Print the lines of the listing below verbatim from its first line through the line bearing "const yTicks = [-30, -20, -10, 0, 10, 20, 30];". Any pictures are to be omitted.

**SUPPLIED INFORMATION:**
---

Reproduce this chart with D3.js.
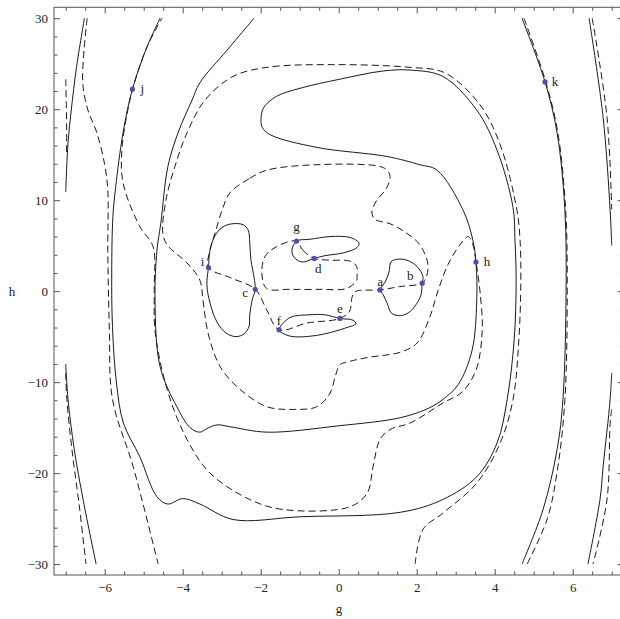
<!DOCTYPE html>
<html>
<head>
<meta charset="utf-8">
<script src="https://cdn.jsdelivr.net/npm/d3@7"></script>
<style>
  body { margin: 0; background: #fff; }
  svg { display: block; }
  text { font-family: "Liberation Serif", "DejaVu Serif", serif; fill: #222; }
</style>
</head>
<body>
<svg id="chart" width="620" height="619"></svg>
<script>
// ---- data: contour lines as [g, h] pairs ----
const xTicks = [-6, -4, -2, 0, 2, 4, 6];
const yTicks = [-30, -20, -10, 0, 10, 20, 30];

// solid contours
const solidFarLeftTop = [[-7.0, 10.9], [-6.94, 16.3], [-6.86, 19.8], [-6.72, 24.7], [-6.52, 30]];
const solidFarLeftBottom = [[-7.0, -8.0], [-6.94, -11.9], [-6.78, -17.4], [-6.55, -23.0], [-6.22, -30]];
const solidSpiral = [
  [-4.58, 30], [-4.92, 26.8], [-5.29, 22.2], [-5.53, 17.4], [-5.72, 11.4], [-5.79, 8.2], [-5.82, 2],
  [-5.80, -4], [-5.70, -10.0], [-5.52, -14.5], [-5.10, -18.2], [-4.66, -22.6], [-4.38, -23.4],
  [-4.0, -22.8], [-3.56, -23.4], [-2.71, -25.1], [-0.99, -24.8], [1.59, -24.3], [2.67, -22.9],
  [3.54, -20.4], [4.06, -16.7], [4.32, -11.9], [4.50, -5.3], [4.55, 1.2], [4.52, 5.6], [4.47, 9.2],
  [4.06, 15.5], [3.54, 19.9], [2.67, 23.6], [1.83, 24.3], [1.14, 24.2], [0.03, 23.3], [-0.99, 22.3],
  [-1.6, 21.4], [-1.92, 20.2], [-1.99, 19.1], [-1.96, 18.0], [-1.76, 17.2], [-0.56, 15.8], [1.24, 14.8],
  [2.08, 13.9], [2.52, 13.3], [3.19, 8.9], [3.44, 5.6], [3.52, 3.2], [3.54, -1.0], [3.42, -6.5],
  [3.06, -10.3], [2.67, -11.9], [2.34, -12.8], [1.59, -13.9], [0, -14.8], [-1.84, -15.5], [-2.79, -14.9],
  [-3.12, -14.7], [-3.38, -15.1], [-3.56, -15.5], [-3.81, -15.0], [-4.15, -12.7], [-4.58, -8.3],
  [-4.71, -1.0], [-4.66, 4.5], [-4.56, 7.5], [-4.38, 13.7], [-4.12, 17.4], [-3.76, 21.0], [-3.56, 22.9],
  [-2.86, 26.5], [-2.17, 30]
];
const solidK = [[4.70, 30], [5.29, 23.0], [5.60, 17.4], [5.80, 8.9], [5.83, 0], [5.75, -11.9], [5.60, -17.4], [5.24, -24.0], [4.70, -30]];
const solidFarRightTop = [[6.42, 30], [6.78, 19.1], [6.96, 8.9], [7.0, 5]];
const solidFarRightBottom = [[7.0, -9], [6.96, -11.9], [6.78, -19.3], [6.70, -22.9], [6.39, -30]];
// small closed solid loops
const loopIC = [
  [-3.34, 2.6], [-3.30, 4.5], [-3.17, 6.1], [-2.99, 7.0], [-2.74, 7.4], [-2.45, 7.3], [-2.32, 6.7],
  [-2.28, 5.3], [-2.25, 3.4], [-2.17, 1.5], [-2.14, 0.2], [-2.22, -1.0], [-2.28, -2.6], [-2.30, -3.9],
  [-2.43, -4.7], [-2.63, -5.0], [-2.89, -4.6], [-3.12, -3.4], [-3.30, -1.3], [-3.38, 0.7]
];
const loopGD = [
  [-1.08, 5.5], [-0.74, 5.7], [-0.22, 6.0], [0.29, 5.9], [0.52, 5.3], [0.47, 4.8], [0.11, 4.2],
  [-0.35, 3.9], [-0.63, 3.6], [-0.94, 3.2], [-1.14, 3.7], [-1.20, 4.5]
];
const loopFE = [
  [-1.53, -4.25], [-1.25, -2.9], [-0.74, -2.6], [-0.35, -2.6], [0.03, -3.0], [0.37, -3.2], [0.44, -3.6],
  [0.21, -4.0], [-0.48, -4.8], [-1.17, -5.0], [-1.45, -4.6]
];
const loopAB = [
  [1.06, 0.14], [1.19, 1.0], [1.29, 2.1], [1.34, 3.2], [1.49, 3.5], [1.75, 3.4], [2.01, 2.7], [2.16, 1.6],
  [2.14, 0.88], [2.11, -0.4], [1.98, -1.5], [1.78, -2.4], [1.55, -2.7], [1.35, -2.4], [1.24, -1.3], [1.14, -0.4]
];

// dashed contours
const dashFarLeftTop = [[-7.0, 23.3], [-6.985, 20.5], [-6.975, 17.5], [-6.98, 15.0]];
const dashFarLeftBottom = [[-7.0, -9.0], [-6.97, -11.9], [-6.84, -17.4], [-6.64, -24.0], [-6.48, -30]];
const dashLeft = [
  [-6.45, 30], [-6.53, 26.5], [-6.56, 22.7], [-6.43, 19.9], [-6.20, 17.4], [-6.0, 13.9], [-5.92, 11.1],
  [-5.92, 4.5], [-5.88, -4.3], [-5.80, -11.9], [-5.27, -19.3], [-4.63, -30]
];
const dashSpiral = [
  [1.96, -30], [2.16, -26.2], [2.67, -24.4], [3.54, -21.1], [4.14, -16.7], [4.47, -11.9], [4.62, -5.3],
  [4.67, 1.2], [4.65, 5.6], [4.57, 8.9], [4.14, 16.1], [3.62, 20.5], [2.72, 24.0], [1.83, 24.6],
  [-0.15, 24.9], [-1.84, 24.6], [-2.71, 23.6], [-3.43, 21.0], [-3.89, 17.4], [-4.20, 13.7], [-4.43, 10.0],
  [-4.51, 6.4], [-4.40, 5.1], [-3.89, 3.1], [-3.56, 1.2], [-3.48, -1.0], [-3.35, -4.6], [-3.04, -8.3],
  [-2.53, -10.8], [-1.84, -12.7], [-1.17, -13.0], [-0.56, -12.7], [-0.22, -11.2], [-0.09, -9.4],
  [0.03, -8.1], [0.21, -7.8], [0.73, -7.3], [1.59, -6.7], [2.01, -5.7], [2.34, -2.8], [2.55, 0.1],
  [2.80, 2.9], [3.11, 5.1], [3.32, 6.0], [3.44, 5.1], [3.52, 3.2], [3.62, 0.1], [3.68, -4.3], [3.52, -8.7],
  [3.16, -11.1], [2.67, -12.3], [1.83, -14.5], [1.32, -15.2], [1.06, -16.3], [0.88, -19.3], [0.73, -22.2],
  [0.29, -23.7], [-1.43, -24.0], [-2.28, -22.9], [-3.30, -20.0], [-3.89, -16.3], [-4.40, -10.8],
  [-4.71, -4.3], [-4.73, 0.1], [-4.76, 4.9], [-5.10, 7.1], [-5.53, 11.9], [-5.56, 15.5], [-5.43, 19.4],
  [-5.27, 22.4], [-4.92, 26.8], [-4.53, 30]
];
const dashK = [[4.75, 30], [5.31, 23], [5.62, 17.4], [5.82, 8.9], [5.86, 0], [5.80, -11.9], [5.62, -19.3], [5.35, -25], [4.83, -30]];
const dashFarRightTop = [[6.50, 30], [6.88, 19.1], [7.0, 9]];
const dashFarRightBottom = [[7.0, -13], [6.96, -14.5], [6.88, -22.9], [6.52, -30]];
// closed dashed loops
const dashMiddleLoop = [
  [-2.79, 10.8], [-2.28, 12.4], [-1.84, 13.3], [-0.56, 13.9], [1.06, 13.7], [1.26, 13.2], [1.32, 12.4],
  [1.19, 11.1], [0.98, 10.0], [0.85, 8.7], [0.93, 7.9], [1.32, 7.4], [1.70, 6.5], [2.08, 5.1], [2.29, 2.9],
  [2.24, 1.5], [2.14, 0.88], [1.57, 0.5], [1.06, 0.14], [0.42, -0.05], [0.34, -0.7], [0.28, -2.2],
  [0.03, -3.0], [-0.81, -3.5], [-1.53, -4.25], [-1.84, -2.1], [-2.14, 0.2], [-2.79, 1.5], [-3.34, 2.6],
  [-3.30, 4.5], [-3.17, 6.4], [-2.99, 8.9]
];
const dashInnerLoop = [
  [-1.08, 5.5], [-0.92, 4.5], [-0.63, 3.6], [-0.22, 3.4], [0.29, 3.3], [0.46, 2.7], [0.47, 1.8],
  [0.46, 1.2], [0.21, 0.3], [-0.48, 0.2], [-1.25, 0.2], [-1.85, 0.3], [-1.97, 2.0], [-1.89, 3.8], [-1.59, 4.9]
];

// marked roots
const rootNames = ["a", "b", "c", "d", "e", "f", "g", "h", "i", "j", "k"];
const rootG = [1.06, 2.14, -2.14, -0.63, 0.03, -1.53, -1.08, 3.52, -3.34, -5.29, 5.29];
const rootH = [0.14, 0.88, 0.2, 3.6, -3.0, -4.25, 5.5, 3.2, 2.6, 22.2, 23.0];

// ---- layout ----
const svg = d3.select("#chart");
const x = d3.scaleLinear().domain([-7.3, 7.3]).range([54, 623.4]);
const y = d3.scaleLinear().domain([-31.2, 31.2]).range([575, 7.3]);

const openLine = d3.line().x(d => x(d[0])).y(d => y(d[1])).curve(d3.curveCatmullRom.alpha(0.5));
const closedLine = d3.line().x(d => x(d[0])).y(d => y(d[1])).curve(d3.curveCatmullRomClosed.alpha(0.5));

const plot = svg.append("g");

function drawCurve(pts, closed, dashed) {
  plot.append("path")
    .attr("d", (closed ? closedLine : openLine)(pts))
    .attr("fill", "none")
    .attr("stroke", "#1a1a1a")
    .attr("stroke-width", 1)
    .attr("stroke-dasharray", dashed ? "7,4" : null);
}

[solidFarLeftTop, solidFarLeftBottom, solidSpiral, solidK, solidFarRightTop, solidFarRightBottom]
  .forEach(c => drawCurve(c, false, false));
[loopIC, loopGD, loopFE, loopAB].forEach(c => drawCurve(c, true, false));
[dashFarLeftTop, dashFarLeftBottom, dashLeft, dashSpiral, dashK, dashFarRightTop, dashFarRightBottom]
  .forEach(c => drawCurve(c, false, true));
[dashMiddleLoop, dashInnerLoop].forEach(c => drawCurve(c, true, true));

// ---- root points with letters ----
const labelOffset = {
  a: [0, -7], b: [-12, -6], c: [-10, 5], d: [4, 12], e: [0, -8], f: [0, -8],
  g: [0, -13], h: [11, 1], i: [-6, -4], j: [10, 1], k: [10, 1]
};
const roots = rootNames.map((n, i) => ({ name: n, g: rootG[i], h: rootH[i] }));

plot.selectAll("circle.root").data(roots).enter().append("circle")
  .attr("class", "root")
  .attr("cx", d => x(d.g)).attr("cy", d => y(d.h)).attr("r", 2.6)
  .attr("fill", "#4f4fb3");

plot.selectAll("text.root").data(roots).enter().append("text")
  .attr("class", "root")
  .attr("x", d => x(d.g) + labelOffset[d.name][0])
  .attr("y", d => y(d.h) + labelOffset[d.name][1])
  .attr("text-anchor", "middle").attr("dominant-baseline", "middle")
  .attr("font-size", 13)
  .text(d => d.name);

// ---- frame with inward ticks on all sides ----
const xMinor = d3.range(-7, 7.01, 0.5).filter(v => Math.abs(v % 2) > 1e-6);
const yMinor = d3.range(-30, 30.01, 2).filter(v => Math.abs(v % 10) > 1e-6);
const fmt = v => String(v).replace("-", "\u2212");

function axis(gen, scale, tr, major, minor, labels) {
  const a = svg.append("g").attr("transform", tr);
  a.call(gen(scale).tickValues(major).tickSize(-6).tickPadding(labels ? (gen === d3.axisBottom ? 8 : 6) : 0)
    .tickFormat(labels ? fmt : ""));
  a.append("g").call(gen(scale).tickValues(minor).tickSize(-3.5).tickFormat(""));
  a.selectAll(".domain").remove();
  a.selectAll("line").attr("stroke", "#555");
  a.selectAll("text").attr("font-size", 13).attr("font-family", "Liberation Serif, serif").attr("fill", "#222");
}

axis(d3.axisBottom, x, `translate(0,${y.range()[0]})`, xTicks, xMinor, true);
axis(d3.axisTop, x, `translate(0,${y.range()[1]})`, xTicks, xMinor, false);
axis(d3.axisLeft, y, `translate(${x.range()[0]},0)`, yTicks, yMinor, true);
axis(d3.axisRight, y, `translate(${x.range()[1]},0)`, yTicks, yMinor, false);

svg.append("rect")
  .attr("x", x.range()[0]).attr("y", y.range()[1])
  .attr("width", x.range()[1] - x.range()[0]).attr("height", y.range()[0] - y.range()[1])
  .attr("fill", "none").attr("stroke", "#555").attr("stroke-width", 1);

// axis titles
svg.append("text").attr("x", 339).attr("y", 613).attr("text-anchor", "middle")
  .attr("font-size", 13).text("g");
svg.append("text").attr("x", 12).attr("y", 296).attr("text-anchor", "middle")
  .attr("font-size", 13).text("h");
</script>
</body>
</html>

---

**ANSWER TO THIS EXERCISE:**
Reproduce this chart with D3.js.
<!DOCTYPE html>
<html>
<head>
<meta charset="utf-8">
<script src="https://cdn.jsdelivr.net/npm/d3@7"></script>
<style>
  body { margin: 0; background: #fff; }
  svg { display: block; }
  text { font-family: "Liberation Serif", "DejaVu Serif", serif; fill: #222; }
</style>
</head>
<body>
<svg id="chart" width="620" height="619"></svg>
<script>
// ---- data: contour lines as [g, h] pairs ----
const xTicks = [-6, -4, -2, 0, 2, 4, 6];
const yTicks = [-30, -20, -10, 0, 10, 20, 30];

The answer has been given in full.